Provided material –
⁂

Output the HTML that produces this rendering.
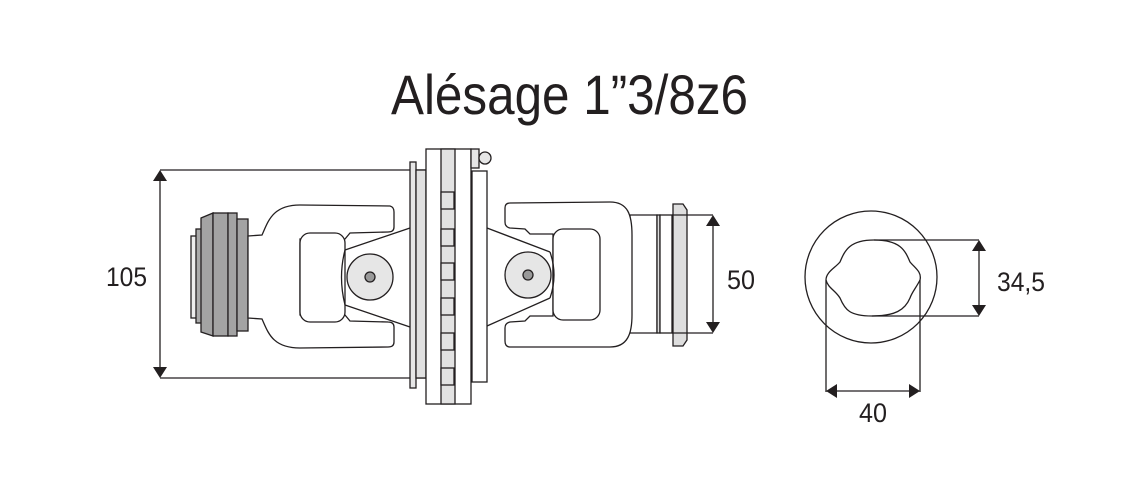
<!DOCTYPE html>
<html><head><meta charset="utf-8"><style>html,body{margin:0;padding:0;background:#fff}svg{display:block}</style></head>
<body>
<svg width="1140" height="500" viewBox="0 0 1140 500" xmlns="http://www.w3.org/2000/svg" font-family="Liberation Sans, sans-serif">
<rect width="1140" height="500" fill="#fff"/>
<text x="391" y="114" font-size="56" textLength="357" lengthAdjust="spacingAndGlyphs" fill="#231f20">Alésage 1”3/8z6</text>
<g stroke="#231f20" stroke-width="1.3" fill="none">
<line x1="160" y1="170" x2="426" y2="170"/>
<line x1="160" y1="378" x2="426" y2="378"/>
<line x1="160" y1="180" x2="160" y2="368"/>
<rect x="191" y="236" width="6" height="82" fill="#eee"/>
<rect x="196" y="229" width="6" height="94" fill="#aaa"/>
<path d="M201 218 L213 213 L213 336 L201 332 Z" fill="#a3a3a3"/>
<rect x="213" y="213" width="15" height="123" fill="#a3a3a3"/>
<rect x="228" y="213" width="9" height="123" fill="#a3a3a3"/>
<rect x="237" y="219" width="11" height="112" fill="#a3a3a3"/>
<path d="M248 236 L262 235 C268 222 272 205 300 205 L390 206 Q394 207 394 212 L394 227 Q394 232 388 232 L350 233 L345 239 L300 239 L300 315 L345 315 L350 321 L388 322 Q394 322 394 327 L394 342 Q394 347 388 347 L300 348 C272 348 268 332 262 319 L248 318 Z" fill="#fff"/>
<rect x="300" y="233" width="45" height="89" rx="10" fill="#fff"/>
<path d="M345 250 L410 228 M345 305 L410 327"/>
<path d="M345 250 Q338 277 345 305" />
<circle cx="370" cy="277" r="23" fill="#e6e6e6"/>
<circle cx="370" cy="277" r="5" fill="#999"/>
<rect x="410" y="162" width="6" height="226" fill="#e6e6e6"/>
<rect x="416" y="170" width="10" height="208" fill="#e0e0e0"/>
<rect x="426" y="149" width="45" height="255" fill="#fff"/>
<rect x="441" y="149" width="14" height="255" fill="#e2e2e2"/>
<rect x="441" y="192" width="13" height="17" fill="#e2e2e2"/>
<rect x="441" y="229" width="13" height="17" fill="#e2e2e2"/>
<rect x="441" y="263" width="13" height="17" fill="#e2e2e2"/>
<rect x="441" y="298" width="13" height="17" fill="#e2e2e2"/>
<rect x="441" y="333" width="13" height="17" fill="#e2e2e2"/>
<rect x="441" y="368" width="13" height="17" fill="#e2e2e2"/>
<rect x="471" y="149" width="8" height="19" fill="#e6e6e6"/>
<circle cx="485" cy="158" r="6" fill="#e6e6e6"/>
<rect x="472" y="171" width="15" height="211" fill="#fff"/>
<path d="M630 215 L657 215 L657 333 L630 333 Z" fill="#fff"/>
<path d="M510 203 L610 202 C628 202 632 215 632 235 L632 315 C632 333 628 347 610 347 L510 347 Q505 347 505 341 L505 328 Q505 323 510 322 L525 321 L530 316 L553 316 L553 234 L530 234 L525 229 L510 228 Q505 227 505 222 L505 208 Q505 203 510 203 Z" fill="#fff"/>
<rect x="553" y="229" width="47" height="91" rx="10" fill="#fff"/>
<path d="M487 228 L550 252 M487 326 L550 298"/>
<path d="M550 252 Q558 275 550 298"/>
<circle cx="528" cy="275" r="23" fill="#e6e6e6"/>
<circle cx="528" cy="275" r="5" fill="#999"/>
<rect x="657" y="215" width="3" height="118" fill="#ddd"/>
<rect x="660" y="215" width="12" height="118" fill="#fff"/>
<path d="M673 204 L683 204 L687 210 L687 340 L683 346 L673 346 Z" fill="#dedede"/>
<line x1="672" y1="215" x2="713" y2="215"/>
<line x1="672" y1="333" x2="713" y2="333"/>
<line x1="713" y1="224" x2="713" y2="324"/>
<circle cx="871" cy="277" r="66"/>
<path d="M874 240 C900 240 905 250 910 262 C915 268 922 272 920 280 C916 288 912 292 910 298 C905 310 895 316 872 316 C850 316 845 310 840 298 C835 290 828 288 826 280 C826 272 835 268 840 262 C845 250 850 240 874 240 Z"/>
<line x1="874" y1="240" x2="979" y2="240"/>
<line x1="872" y1="316" x2="979" y2="316"/>
<line x1="979" y1="249" x2="979" y2="307"/>
<line x1="826" y1="280" x2="826" y2="392"/>
<line x1="920" y1="280" x2="920" y2="392"/>
<line x1="835" y1="391" x2="911" y2="391"/>
</g>
<g fill="#231f20">
<path d="M160 170 L153 181 L167 181 Z"/>
<path d="M160 378 L153 367 L167 367 Z"/>
<path d="M713 215 L706 226 L720 226 Z"/>
<path d="M713 333 L706 322 L720 322 Z"/>
<path d="M979 240 L972 251 L986 251 Z"/>
<path d="M979 316 L972 305 L986 305 Z"/>
<path d="M826 391 L837 384 L837 398 Z"/>
<path d="M920 391 L909 384 L909 398 Z"/>
</g>
<g font-size="27" fill="#231f20">
<text x="106" y="286" textLength="41" lengthAdjust="spacingAndGlyphs">105</text>
<text x="727" y="289" textLength="28" lengthAdjust="spacingAndGlyphs">50</text>
<text x="997" y="291" textLength="48" lengthAdjust="spacingAndGlyphs">34,5</text>
<text x="859" y="422" textLength="28" lengthAdjust="spacingAndGlyphs">40</text>
</g>
</svg>
</body></html>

⁂

Required work – Your copy of the data above should match it exactly, except that pictures are left out.

Solved exercise –
Output the HTML that produces this rendering.
<!DOCTYPE html>
<html><head><meta charset="utf-8"><style>html,body{margin:0;padding:0;background:#fff}svg{display:block}</style></head>
<body>
<svg width="1140" height="500" viewBox="0 0 1140 500" xmlns="http://www.w3.org/2000/svg" font-family="Liberation Sans, sans-serif">
<rect width="1140" height="500" fill="#fff"/>
<text x="391" y="114" font-size="56" textLength="357" lengthAdjust="spacingAndGlyphs" fill="#231f20">Alésage 1”3/8z6</text>
<g stroke="#231f20" stroke-width="1.3" fill="none">
<line x1="160" y1="170" x2="426" y2="170"/>
<line x1="160" y1="378" x2="426" y2="378"/>
<line x1="160" y1="180" x2="160" y2="368"/>
<rect x="191" y="236" width="6" height="82" fill="#eee"/>
<rect x="196" y="229" width="6" height="94" fill="#aaa"/>
<path d="M201 218 L213 213 L213 336 L201 332 Z" fill="#a3a3a3"/>
<rect x="213" y="213" width="15" height="123" fill="#a3a3a3"/>
<rect x="228" y="213" width="9" height="123" fill="#a3a3a3"/>
<rect x="237" y="219" width="11" height="112" fill="#a3a3a3"/>
<path d="M248 236 L262 235 C268 222 272 205 300 205 L390 206 Q394 207 394 212 L394 227 Q394 232 388 232 L350 233 L345 239 L300 239 L300 315 L345 315 L350 321 L388 322 Q394 322 394 327 L394 342 Q394 347 388 347 L300 348 C272 348 268 332 262 319 L248 318 Z" fill="#fff"/>
<rect x="300" y="233" width="45" height="89" rx="10" fill="#fff"/>
<path d="M345 250 L410 228 M345 305 L410 327"/>
<path d="M345 250 Q338 277 345 305" />
<circle cx="370" cy="277" r="23" fill="#e6e6e6"/>
<circle cx="370" cy="277" r="5" fill="#999"/>
<rect x="410" y="162" width="6" height="226" fill="#e6e6e6"/>
<rect x="416" y="170" width="10" height="208" fill="#e0e0e0"/>
<rect x="426" y="149" width="45" height="255" fill="#fff"/>
<rect x="441" y="149" width="14" height="255" fill="#e2e2e2"/>
<rect x="441" y="192" width="13" height="17" fill="#e2e2e2"/>
<rect x="441" y="229" width="13" height="17" fill="#e2e2e2"/>
<rect x="441" y="263" width="13" height="17" fill="#e2e2e2"/>
<rect x="441" y="298" width="13" height="17" fill="#e2e2e2"/>
<rect x="441" y="333" width="13" height="17" fill="#e2e2e2"/>
<rect x="441" y="368" width="13" height="17" fill="#e2e2e2"/>
<rect x="471" y="149" width="8" height="19" fill="#e6e6e6"/>
<circle cx="485" cy="158" r="6" fill="#e6e6e6"/>
<rect x="472" y="171" width="15" height="211" fill="#fff"/>
<path d="M630 215 L657 215 L657 333 L630 333 Z" fill="#fff"/>
<path d="M510 203 L610 202 C628 202 632 215 632 235 L632 315 C632 333 628 347 610 347 L510 347 Q505 347 505 341 L505 328 Q505 323 510 322 L525 321 L530 316 L553 316 L553 234 L530 234 L525 229 L510 228 Q505 227 505 222 L505 208 Q505 203 510 203 Z" fill="#fff"/>
<rect x="553" y="229" width="47" height="91" rx="10" fill="#fff"/>
<path d="M487 228 L550 252 M487 326 L550 298"/>
<path d="M550 252 Q558 275 550 298"/>
<circle cx="528" cy="275" r="23" fill="#e6e6e6"/>
<circle cx="528" cy="275" r="5" fill="#999"/>
<rect x="657" y="215" width="3" height="118" fill="#ddd"/>
<rect x="660" y="215" width="12" height="118" fill="#fff"/>
<path d="M673 204 L683 204 L687 210 L687 340 L683 346 L673 346 Z" fill="#dedede"/>
<line x1="672" y1="215" x2="713" y2="215"/>
<line x1="672" y1="333" x2="713" y2="333"/>
<line x1="713" y1="224" x2="713" y2="324"/>
<circle cx="871" cy="277" r="66"/>
<path d="M874 240 C900 240 905 250 910 262 C915 268 922 272 920 280 C916 288 912 292 910 298 C905 310 895 316 872 316 C850 316 845 310 840 298 C835 290 828 288 826 280 C826 272 835 268 840 262 C845 250 850 240 874 240 Z"/>
<line x1="874" y1="240" x2="979" y2="240"/>
<line x1="872" y1="316" x2="979" y2="316"/>
<line x1="979" y1="249" x2="979" y2="307"/>
<line x1="826" y1="280" x2="826" y2="392"/>
<line x1="920" y1="280" x2="920" y2="392"/>
<line x1="835" y1="391" x2="911" y2="391"/>
</g>
<g fill="#231f20">
<path d="M160 170 L153 181 L167 181 Z"/>
<path d="M160 378 L153 367 L167 367 Z"/>
<path d="M713 215 L706 226 L720 226 Z"/>
<path d="M713 333 L706 322 L720 322 Z"/>
<path d="M979 240 L972 251 L986 251 Z"/>
<path d="M979 316 L972 305 L986 305 Z"/>
<path d="M826 391 L837 384 L837 398 Z"/>
<path d="M920 391 L909 384 L909 398 Z"/>
</g>
<g font-size="27" fill="#231f20">
<text x="106" y="286" textLength="41" lengthAdjust="spacingAndGlyphs">105</text>
<text x="727" y="289" textLength="28" lengthAdjust="spacingAndGlyphs">50</text>
<text x="997" y="291" textLength="48" lengthAdjust="spacingAndGlyphs">34,5</text>
<text x="859" y="422" textLength="28" lengthAdjust="spacingAndGlyphs">40</text>
</g>
</svg>
</body></html>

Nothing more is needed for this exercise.